Output the first line of the listing and each line after it, up to and including the line that contains "const yAxisTitle = 'Medelantal';", exactly as written, minus the pictures.

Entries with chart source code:
•••

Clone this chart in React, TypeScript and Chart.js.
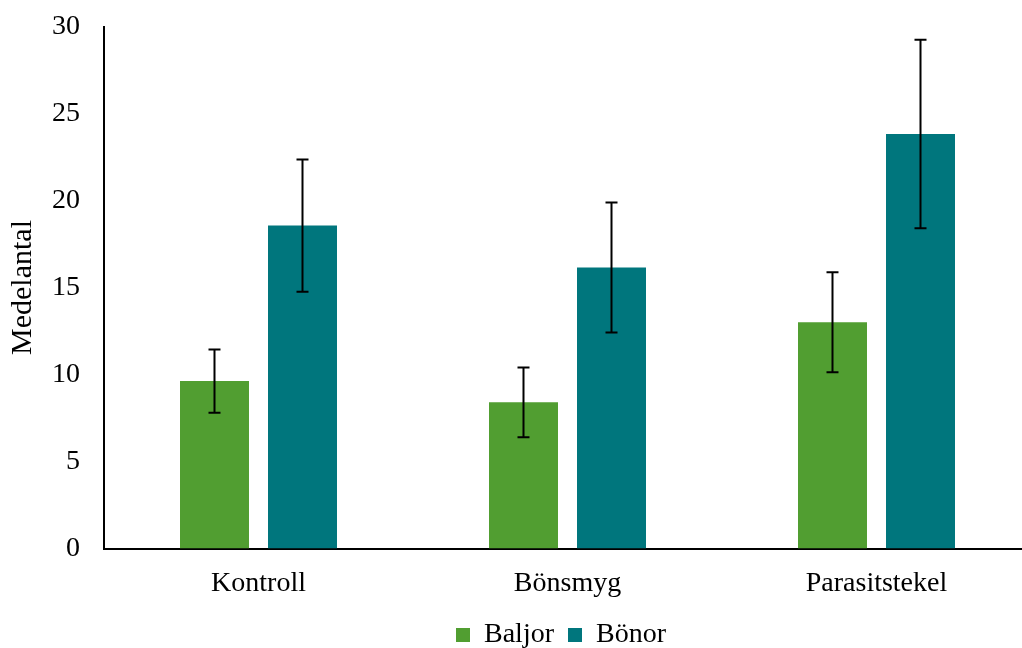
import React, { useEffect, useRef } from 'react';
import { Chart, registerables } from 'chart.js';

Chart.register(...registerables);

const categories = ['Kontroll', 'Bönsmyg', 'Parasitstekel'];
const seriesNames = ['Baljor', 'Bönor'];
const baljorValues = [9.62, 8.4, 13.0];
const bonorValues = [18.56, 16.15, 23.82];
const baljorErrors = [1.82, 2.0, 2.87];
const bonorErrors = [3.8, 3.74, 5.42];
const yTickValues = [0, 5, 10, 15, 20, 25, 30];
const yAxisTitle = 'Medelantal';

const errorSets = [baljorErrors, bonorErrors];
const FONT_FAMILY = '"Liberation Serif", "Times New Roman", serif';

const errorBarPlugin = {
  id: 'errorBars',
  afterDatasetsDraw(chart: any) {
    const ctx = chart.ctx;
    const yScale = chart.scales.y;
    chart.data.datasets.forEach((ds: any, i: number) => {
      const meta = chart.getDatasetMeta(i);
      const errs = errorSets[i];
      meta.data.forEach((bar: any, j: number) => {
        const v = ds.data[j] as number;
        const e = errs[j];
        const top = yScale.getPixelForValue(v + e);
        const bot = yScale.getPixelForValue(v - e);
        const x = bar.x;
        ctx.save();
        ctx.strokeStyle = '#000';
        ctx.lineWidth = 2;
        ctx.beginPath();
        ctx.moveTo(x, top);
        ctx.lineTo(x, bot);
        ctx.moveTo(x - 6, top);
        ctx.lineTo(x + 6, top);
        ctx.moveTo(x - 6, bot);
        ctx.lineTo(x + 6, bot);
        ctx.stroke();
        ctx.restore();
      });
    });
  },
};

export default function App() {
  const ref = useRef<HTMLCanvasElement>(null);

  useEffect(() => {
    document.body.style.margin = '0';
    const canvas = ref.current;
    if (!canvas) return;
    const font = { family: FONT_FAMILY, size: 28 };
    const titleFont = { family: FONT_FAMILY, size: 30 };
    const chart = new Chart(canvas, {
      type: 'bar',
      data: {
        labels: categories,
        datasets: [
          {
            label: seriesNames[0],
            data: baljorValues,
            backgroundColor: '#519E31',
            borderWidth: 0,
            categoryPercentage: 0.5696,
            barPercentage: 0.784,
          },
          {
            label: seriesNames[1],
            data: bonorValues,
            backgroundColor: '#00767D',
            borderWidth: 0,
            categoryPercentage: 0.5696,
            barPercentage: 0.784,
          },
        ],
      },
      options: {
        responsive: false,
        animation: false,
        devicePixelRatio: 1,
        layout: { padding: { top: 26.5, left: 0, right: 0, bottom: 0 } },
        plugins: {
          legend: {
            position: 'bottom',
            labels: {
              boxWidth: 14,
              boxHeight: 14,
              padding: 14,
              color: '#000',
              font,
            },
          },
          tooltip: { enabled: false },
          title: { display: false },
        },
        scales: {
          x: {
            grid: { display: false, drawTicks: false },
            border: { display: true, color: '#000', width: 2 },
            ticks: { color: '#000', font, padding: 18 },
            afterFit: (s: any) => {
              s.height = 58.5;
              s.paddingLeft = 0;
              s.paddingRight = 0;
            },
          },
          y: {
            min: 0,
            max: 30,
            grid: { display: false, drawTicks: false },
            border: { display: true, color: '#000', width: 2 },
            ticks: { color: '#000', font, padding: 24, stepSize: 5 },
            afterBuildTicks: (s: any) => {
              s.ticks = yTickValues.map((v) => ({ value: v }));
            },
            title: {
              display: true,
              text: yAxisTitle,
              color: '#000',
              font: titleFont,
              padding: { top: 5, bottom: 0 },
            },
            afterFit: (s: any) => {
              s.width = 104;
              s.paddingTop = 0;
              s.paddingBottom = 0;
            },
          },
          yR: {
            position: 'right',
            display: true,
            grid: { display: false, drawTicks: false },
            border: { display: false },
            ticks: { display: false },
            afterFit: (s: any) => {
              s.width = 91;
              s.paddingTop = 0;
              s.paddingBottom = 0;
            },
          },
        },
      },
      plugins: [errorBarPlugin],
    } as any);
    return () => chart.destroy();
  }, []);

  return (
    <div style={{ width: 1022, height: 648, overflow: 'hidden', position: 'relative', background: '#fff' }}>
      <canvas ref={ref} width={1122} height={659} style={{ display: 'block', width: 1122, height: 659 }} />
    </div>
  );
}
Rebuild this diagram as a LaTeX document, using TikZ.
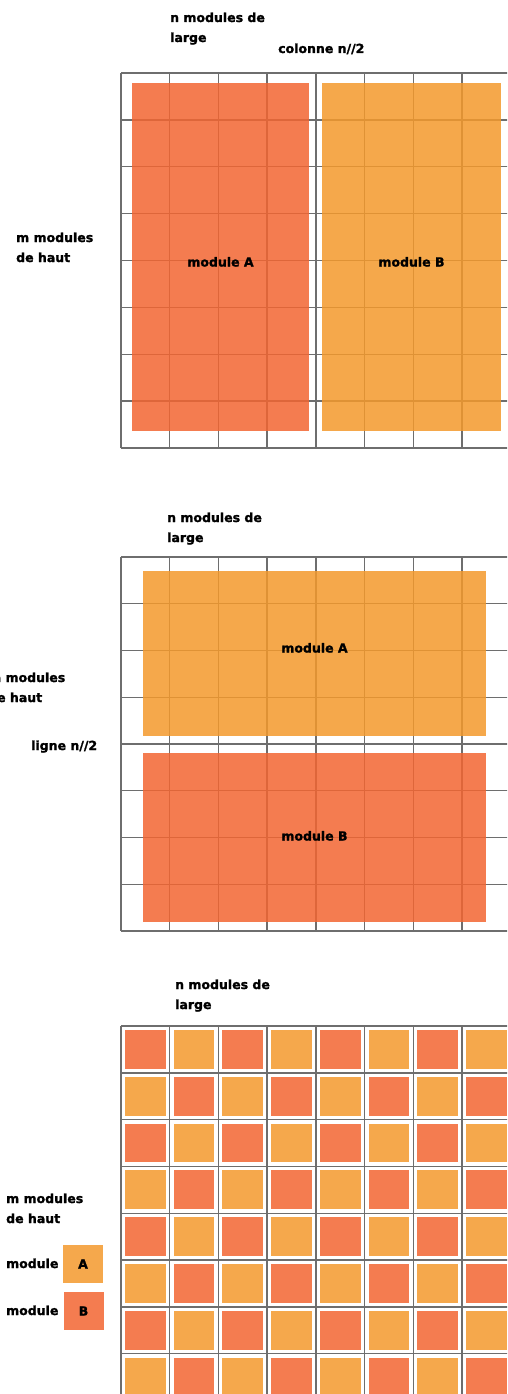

•••

- EXERCISE SOLUTION:
Clone this chart in React, TypeScript and Chart.js.
import React, { useEffect, useRef } from 'react';
import { Chart, registerables } from 'chart.js';

Chart.register(...registerables);

const categories = ['Kontroll', 'Bönsmyg', 'Parasitstekel'];
const seriesNames = ['Baljor', 'Bönor'];
const baljorValues = [9.62, 8.4, 13.0];
const bonorValues = [18.56, 16.15, 23.82];
const baljorErrors = [1.82, 2.0, 2.87];
const bonorErrors = [3.8, 3.74, 5.42];
const yTickValues = [0, 5, 10, 15, 20, 25, 30];
const yAxisTitle = 'Medelantal';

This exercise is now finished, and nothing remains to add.